What the exercise asks:
In the data that follows, count every line holding the string "this" and give the count alone.
--------------------------------------------------
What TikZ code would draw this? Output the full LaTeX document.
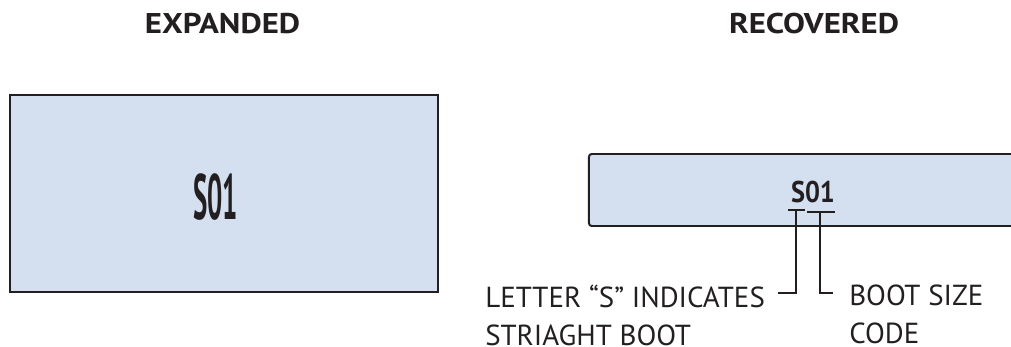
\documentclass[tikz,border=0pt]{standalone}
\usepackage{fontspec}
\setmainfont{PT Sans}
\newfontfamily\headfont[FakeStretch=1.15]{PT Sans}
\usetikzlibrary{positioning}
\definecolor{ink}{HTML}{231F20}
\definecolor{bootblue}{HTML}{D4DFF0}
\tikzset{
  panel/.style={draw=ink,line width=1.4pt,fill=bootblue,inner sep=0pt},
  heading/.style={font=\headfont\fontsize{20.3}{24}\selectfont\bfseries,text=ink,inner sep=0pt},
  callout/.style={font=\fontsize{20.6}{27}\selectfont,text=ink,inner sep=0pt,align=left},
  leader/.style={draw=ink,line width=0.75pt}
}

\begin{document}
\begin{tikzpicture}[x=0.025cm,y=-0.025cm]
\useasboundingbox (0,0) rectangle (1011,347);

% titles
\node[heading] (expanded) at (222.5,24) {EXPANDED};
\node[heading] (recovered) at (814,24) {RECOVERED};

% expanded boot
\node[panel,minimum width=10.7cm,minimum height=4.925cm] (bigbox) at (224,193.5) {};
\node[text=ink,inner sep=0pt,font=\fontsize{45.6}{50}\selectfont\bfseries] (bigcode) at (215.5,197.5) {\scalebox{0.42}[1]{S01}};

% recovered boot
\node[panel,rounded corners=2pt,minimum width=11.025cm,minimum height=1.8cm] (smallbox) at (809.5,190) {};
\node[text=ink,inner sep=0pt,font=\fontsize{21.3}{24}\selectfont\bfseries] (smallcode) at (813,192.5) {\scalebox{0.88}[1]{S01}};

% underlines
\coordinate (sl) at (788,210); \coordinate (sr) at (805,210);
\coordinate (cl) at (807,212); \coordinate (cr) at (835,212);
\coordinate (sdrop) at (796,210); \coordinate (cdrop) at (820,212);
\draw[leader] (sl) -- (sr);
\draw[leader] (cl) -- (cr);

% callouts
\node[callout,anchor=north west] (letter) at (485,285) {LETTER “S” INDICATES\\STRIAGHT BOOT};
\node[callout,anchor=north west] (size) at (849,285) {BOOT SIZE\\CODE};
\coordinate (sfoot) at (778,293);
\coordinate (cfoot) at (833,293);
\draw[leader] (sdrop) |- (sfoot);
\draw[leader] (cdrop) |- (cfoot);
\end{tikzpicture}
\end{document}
--------------------------------------------------
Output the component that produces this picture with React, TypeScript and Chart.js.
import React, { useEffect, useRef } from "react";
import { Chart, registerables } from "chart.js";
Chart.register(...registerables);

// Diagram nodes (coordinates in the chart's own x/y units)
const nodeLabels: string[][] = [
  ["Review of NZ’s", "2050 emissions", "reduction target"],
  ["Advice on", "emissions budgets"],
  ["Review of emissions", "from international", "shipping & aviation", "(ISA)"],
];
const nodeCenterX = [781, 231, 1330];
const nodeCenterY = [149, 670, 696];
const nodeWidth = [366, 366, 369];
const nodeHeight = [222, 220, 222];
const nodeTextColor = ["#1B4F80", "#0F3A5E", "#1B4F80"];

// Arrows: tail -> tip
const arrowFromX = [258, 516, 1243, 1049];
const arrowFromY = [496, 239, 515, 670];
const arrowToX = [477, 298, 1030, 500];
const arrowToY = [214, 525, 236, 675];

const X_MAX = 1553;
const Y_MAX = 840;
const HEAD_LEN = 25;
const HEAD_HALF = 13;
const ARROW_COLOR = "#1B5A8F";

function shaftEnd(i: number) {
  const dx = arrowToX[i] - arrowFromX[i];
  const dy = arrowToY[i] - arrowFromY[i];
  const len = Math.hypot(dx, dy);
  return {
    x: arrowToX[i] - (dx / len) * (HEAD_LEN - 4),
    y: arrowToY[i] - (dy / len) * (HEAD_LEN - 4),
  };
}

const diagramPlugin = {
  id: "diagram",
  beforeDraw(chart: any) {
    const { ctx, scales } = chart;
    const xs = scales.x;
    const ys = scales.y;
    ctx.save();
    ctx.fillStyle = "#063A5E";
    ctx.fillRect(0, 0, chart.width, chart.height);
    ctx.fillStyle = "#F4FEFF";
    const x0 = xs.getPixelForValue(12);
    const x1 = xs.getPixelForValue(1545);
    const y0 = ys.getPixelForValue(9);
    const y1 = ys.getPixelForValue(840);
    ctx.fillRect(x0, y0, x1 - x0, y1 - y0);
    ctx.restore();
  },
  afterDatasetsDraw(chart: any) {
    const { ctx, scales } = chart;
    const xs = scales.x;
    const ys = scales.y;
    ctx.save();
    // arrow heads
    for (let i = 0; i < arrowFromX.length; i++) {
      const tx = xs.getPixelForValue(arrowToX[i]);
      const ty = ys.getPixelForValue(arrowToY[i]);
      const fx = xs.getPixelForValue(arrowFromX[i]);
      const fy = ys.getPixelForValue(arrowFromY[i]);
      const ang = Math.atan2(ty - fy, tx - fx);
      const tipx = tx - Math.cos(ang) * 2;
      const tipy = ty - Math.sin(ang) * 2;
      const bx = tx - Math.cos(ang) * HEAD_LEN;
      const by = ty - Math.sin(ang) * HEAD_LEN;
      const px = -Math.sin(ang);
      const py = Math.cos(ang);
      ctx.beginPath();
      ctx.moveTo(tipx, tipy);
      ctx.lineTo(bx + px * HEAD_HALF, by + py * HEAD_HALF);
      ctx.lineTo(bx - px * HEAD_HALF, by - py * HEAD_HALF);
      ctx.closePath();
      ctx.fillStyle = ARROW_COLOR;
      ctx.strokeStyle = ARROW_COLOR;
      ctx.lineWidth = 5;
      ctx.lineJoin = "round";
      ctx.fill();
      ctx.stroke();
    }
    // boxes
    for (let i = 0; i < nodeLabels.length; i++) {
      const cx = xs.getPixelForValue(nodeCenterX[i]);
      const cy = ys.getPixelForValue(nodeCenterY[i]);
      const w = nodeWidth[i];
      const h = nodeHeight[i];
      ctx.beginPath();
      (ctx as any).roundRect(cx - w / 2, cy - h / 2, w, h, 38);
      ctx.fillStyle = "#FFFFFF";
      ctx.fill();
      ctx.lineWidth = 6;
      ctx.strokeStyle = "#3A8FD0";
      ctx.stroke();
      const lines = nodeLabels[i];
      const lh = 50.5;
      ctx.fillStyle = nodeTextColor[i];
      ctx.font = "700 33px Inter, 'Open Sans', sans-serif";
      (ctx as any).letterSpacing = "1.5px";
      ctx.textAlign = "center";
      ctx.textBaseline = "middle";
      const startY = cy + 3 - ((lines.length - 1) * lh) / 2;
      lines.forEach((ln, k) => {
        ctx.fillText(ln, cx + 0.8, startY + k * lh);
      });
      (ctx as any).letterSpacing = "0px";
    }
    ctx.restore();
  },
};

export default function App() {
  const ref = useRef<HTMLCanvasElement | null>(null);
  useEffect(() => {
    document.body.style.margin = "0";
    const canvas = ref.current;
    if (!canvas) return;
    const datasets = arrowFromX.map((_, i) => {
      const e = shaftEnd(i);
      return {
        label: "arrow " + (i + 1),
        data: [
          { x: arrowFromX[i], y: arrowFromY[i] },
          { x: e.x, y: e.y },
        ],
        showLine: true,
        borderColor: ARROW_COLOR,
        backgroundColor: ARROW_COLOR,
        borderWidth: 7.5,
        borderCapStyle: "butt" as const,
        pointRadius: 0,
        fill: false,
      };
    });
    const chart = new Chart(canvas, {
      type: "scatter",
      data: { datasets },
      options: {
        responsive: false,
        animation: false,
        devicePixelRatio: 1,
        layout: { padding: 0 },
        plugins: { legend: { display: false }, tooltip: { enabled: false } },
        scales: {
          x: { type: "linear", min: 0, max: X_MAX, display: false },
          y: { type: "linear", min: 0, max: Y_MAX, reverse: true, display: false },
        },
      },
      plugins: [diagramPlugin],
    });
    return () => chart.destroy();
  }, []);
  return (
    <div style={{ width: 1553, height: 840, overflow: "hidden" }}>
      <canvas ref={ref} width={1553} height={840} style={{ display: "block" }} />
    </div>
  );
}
--------------------------------------------------
Completed task:
2